=== Material ===

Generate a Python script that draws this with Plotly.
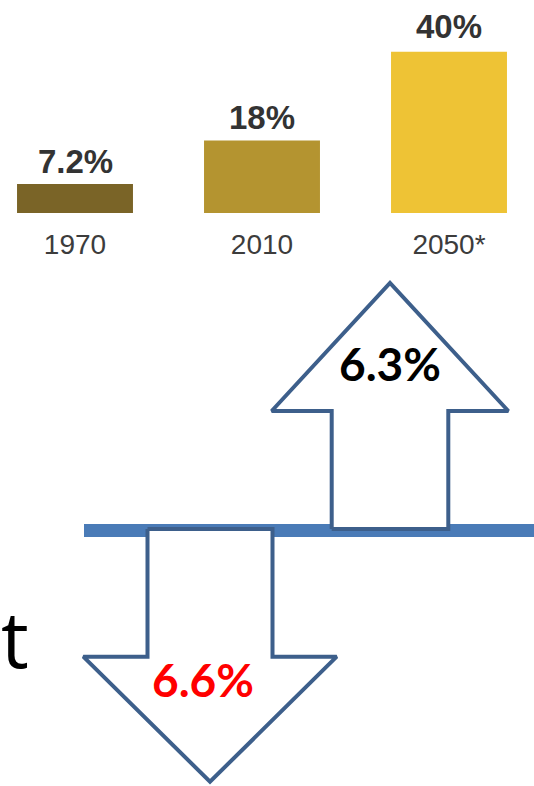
import plotly.graph_objects as go

# ---- data ----
years = ["1970", "2010", "2050*"]
shares = [7.2, 18, 40]
share_labels = ["7.2%", "18%", "40%"]
bar_colors = ["#7a6427", "#b49430", "#eec335"]

changes = [6.3, -6.6]
change_labels = ["6.3%", "6.6%"]
change_colors = ["#000000", "#ff0000"]

# ---- layout constants (pixels) ----
W, H = 534, 786
BASE_PX = 213          # bar baseline
PX_PER_UNIT = 4.03     # pixels per % for bars
Y_MAX = 50
LINE_Y = 530.5
LINE_X0, LINE_X1 = 84, 534
ARROW_STROKE = "#3d5f8b"

# arrow geometry: centre x, shaft half width, head half width, head length, total length
arrow_geom = [
    dict(cx=390, shaft=58.3, head=118.3, head_len=128, length=246, base=529, label_x=390, label_y=363),
    dict(cx=210, shaft=62.5, head=126.7, head_len=125, length=252.7, base=529, label_x=203, label_y=679),
]

fig = go.Figure()

fig.add_trace(go.Bar(
    x=list(range(len(years))), y=shares,
    marker=dict(color=bar_colors, line=dict(width=0)),
    width=0.62, xaxis="x", yaxis="y", showlegend=False, hoverinfo="skip",
))

# horizontal line
fig.add_trace(go.Scatter(
    x=[LINE_X0, LINE_X1], y=[LINE_Y, LINE_Y], mode="lines",
    line=dict(color="#4a7bb7", width=13), xaxis="x2", yaxis="y2",
    showlegend=False, hoverinfo="skip",
))

def arrow_points(g, up):
    s = -1 if up else 1
    b = g["base"]
    neck = b + s * (g["length"] - g["head_len"])
    tip = b + s * g["length"]
    cx = g["cx"]
    xs = [cx - g["shaft"], cx - g["shaft"], cx - g["head"], cx, cx + g["head"], cx + g["shaft"], cx + g["shaft"], cx - g["shaft"]]
    ys = [b, neck, neck, tip, neck, neck, b, b]
    return xs, ys

annotations = []
for val, lab, col, g in zip(changes, change_labels, change_colors, arrow_geom):
    xs, ys = arrow_points(g, val > 0)
    fig.add_trace(go.Scatter(
        x=xs, y=ys, mode="lines", fill="toself", fillcolor="white",
        line=dict(color=ARROW_STROKE, width=4), xaxis="x2", yaxis="y2",
        showlegend=False, hoverinfo="skip",
    ))
    annotations.append(dict(
        x=g["label_x"], y=g["label_y"], xref="x2", yref="y2", text=f"<b>{lab}</b>",
        showarrow=False, font=dict(family="Lato", size=46, color=col),
        xanchor="center", yanchor="middle",
    ))

for i, (v, lab) in enumerate(zip(shares, share_labels)):
    annotations.append(dict(
        x=i, y=v, xref="x", yref="y", text=f"<b>{lab}</b>", showarrow=False,
        font=dict(family="Liberation Sans Narrow, Liberation Sans", size=33, color="#333333"),
        xanchor="center", yanchor="bottom", yshift=2 if v < 30 else 5,
    ))

annotations.append(dict(
    x=0, y=638, xref="x2", yref="y2", text="t", showarrow=False,
    font=dict(family="Open Sans", size=78, color="#000000"),
    xanchor="left", yanchor="middle", borderpad=0,
))

x_r0 = -75 / 187
x_r1 = x_r0 + W / 187
y_bot = 1 - BASE_PX / H
y_top = 1 - (BASE_PX - Y_MAX * PX_PER_UNIT) / H

fig.update_layout(
    width=W, height=H, margin=dict(l=0, r=0, t=0, b=0),
    paper_bgcolor="white", plot_bgcolor="rgba(0,0,0,0)",
    xaxis=dict(domain=[0, 1], range=[x_r0, x_r1], tickmode="array",
               tickvals=list(range(len(years))), ticktext=years,
               tickfont=dict(family="Liberation Sans Narrow, Liberation Sans", size=28, color="#3c3c3c"),
               showgrid=False, zeroline=False, showline=False, ticks="",
               ticklabelstandoff=12, anchor="y"),
    yaxis=dict(domain=[y_bot, y_top], range=[0, Y_MAX], visible=False, anchor="x"),
    xaxis2=dict(domain=[0, 1], range=[0, W], visible=False, anchor="y2"),
    yaxis2=dict(domain=[0, 1], range=[H, 0], visible=False, anchor="x2"),
    annotations=annotations,
)

fig.write_html(
    "out.html",
    config={"displayModeBar": False},
    post_script="document.body.style.margin='0';document.body.style.overflow='hidden';",
)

===

**Written problem**
Except for the pictures, give all the material above again verbatim.

**Task output**
Generate a Python script that draws this with Plotly.
import plotly.graph_objects as go

# ---- data ----
years = ["1970", "2010", "2050*"]
shares = [7.2, 18, 40]
share_labels = ["7.2%", "18%", "40%"]
bar_colors = ["#7a6427", "#b49430", "#eec335"]

changes = [6.3, -6.6]
change_labels = ["6.3%", "6.6%"]
change_colors = ["#000000", "#ff0000"]

# ---- layout constants (pixels) ----
W, H = 534, 786
BASE_PX = 213          # bar baseline
PX_PER_UNIT = 4.03     # pixels per % for bars
Y_MAX = 50
LINE_Y = 530.5
LINE_X0, LINE_X1 = 84, 534
ARROW_STROKE = "#3d5f8b"

# arrow geometry: centre x, shaft half width, head half width, head length, total length
arrow_geom = [
    dict(cx=390, shaft=58.3, head=118.3, head_len=128, length=246, base=529, label_x=390, label_y=363),
    dict(cx=210, shaft=62.5, head=126.7, head_len=125, length=252.7, base=529, label_x=203, label_y=679),
]

fig = go.Figure()

fig.add_trace(go.Bar(
    x=list(range(len(years))), y=shares,
    marker=dict(color=bar_colors, line=dict(width=0)),
    width=0.62, xaxis="x", yaxis="y", showlegend=False, hoverinfo="skip",
))

# horizontal line
fig.add_trace(go.Scatter(
    x=[LINE_X0, LINE_X1], y=[LINE_Y, LINE_Y], mode="lines",
    line=dict(color="#4a7bb7", width=13), xaxis="x2", yaxis="y2",
    showlegend=False, hoverinfo="skip",
))

def arrow_points(g, up):
    s = -1 if up else 1
    b = g["base"]
    neck = b + s * (g["length"] - g["head_len"])
    tip = b + s * g["length"]
    cx = g["cx"]
    xs = [cx - g["shaft"], cx - g["shaft"], cx - g["head"], cx, cx + g["head"], cx + g["shaft"], cx + g["shaft"], cx - g["shaft"]]
    ys = [b, neck, neck, tip, neck, neck, b, b]
    return xs, ys

annotations = []
for val, lab, col, g in zip(changes, change_labels, change_colors, arrow_geom):
    xs, ys = arrow_points(g, val > 0)
    fig.add_trace(go.Scatter(
        x=xs, y=ys, mode="lines", fill="toself", fillcolor="white",
        line=dict(color=ARROW_STROKE, width=4), xaxis="x2", yaxis="y2",
        showlegend=False, hoverinfo="skip",
    ))
    annotations.append(dict(
        x=g["label_x"], y=g["label_y"], xref="x2", yref="y2", text=f"<b>{lab}</b>",
        showarrow=False, font=dict(family="Lato", size=46, color=col),
        xanchor="center", yanchor="middle",
    ))

for i, (v, lab) in enumerate(zip(shares, share_labels)):
    annotations.append(dict(
        x=i, y=v, xref="x", yref="y", text=f"<b>{lab}</b>", showarrow=False,
        font=dict(family="Liberation Sans Narrow, Liberation Sans", size=33, color="#333333"),
        xanchor="center", yanchor="bottom", yshift=2 if v < 30 else 5,
    ))

annotations.append(dict(
    x=0, y=638, xref="x2", yref="y2", text="t", showarrow=False,
    font=dict(family="Open Sans", size=78, color="#000000"),
    xanchor="left", yanchor="middle", borderpad=0,
))

x_r0 = -75 / 187
x_r1 = x_r0 + W / 187
y_bot = 1 - BASE_PX / H
y_top = 1 - (BASE_PX - Y_MAX * PX_PER_UNIT) / H

fig.update_layout(
    width=W, height=H, margin=dict(l=0, r=0, t=0, b=0),
    paper_bgcolor="white", plot_bgcolor="rgba(0,0,0,0)",
    xaxis=dict(domain=[0, 1], range=[x_r0, x_r1], tickmode="array",
               tickvals=list(range(len(years))), ticktext=years,
               tickfont=dict(family="Liberation Sans Narrow, Liberation Sans", size=28, color="#3c3c3c"),
               showgrid=False, zeroline=False, showline=False, ticks="",
               ticklabelstandoff=12, anchor="y"),
    yaxis=dict(domain=[y_bot, y_top], range=[0, Y_MAX], visible=False, anchor="x"),
    xaxis2=dict(domain=[0, 1], range=[0, W], visible=False, anchor="y2"),
    yaxis2=dict(domain=[0, 1], range=[H, 0], visible=False, anchor="x2"),
    annotations=annotations,
)

fig.write_html(
    "out.html",
    config={"displayModeBar": False},
    post_script="document.body.style.margin='0';document.body.style.overflow='hidden';",
)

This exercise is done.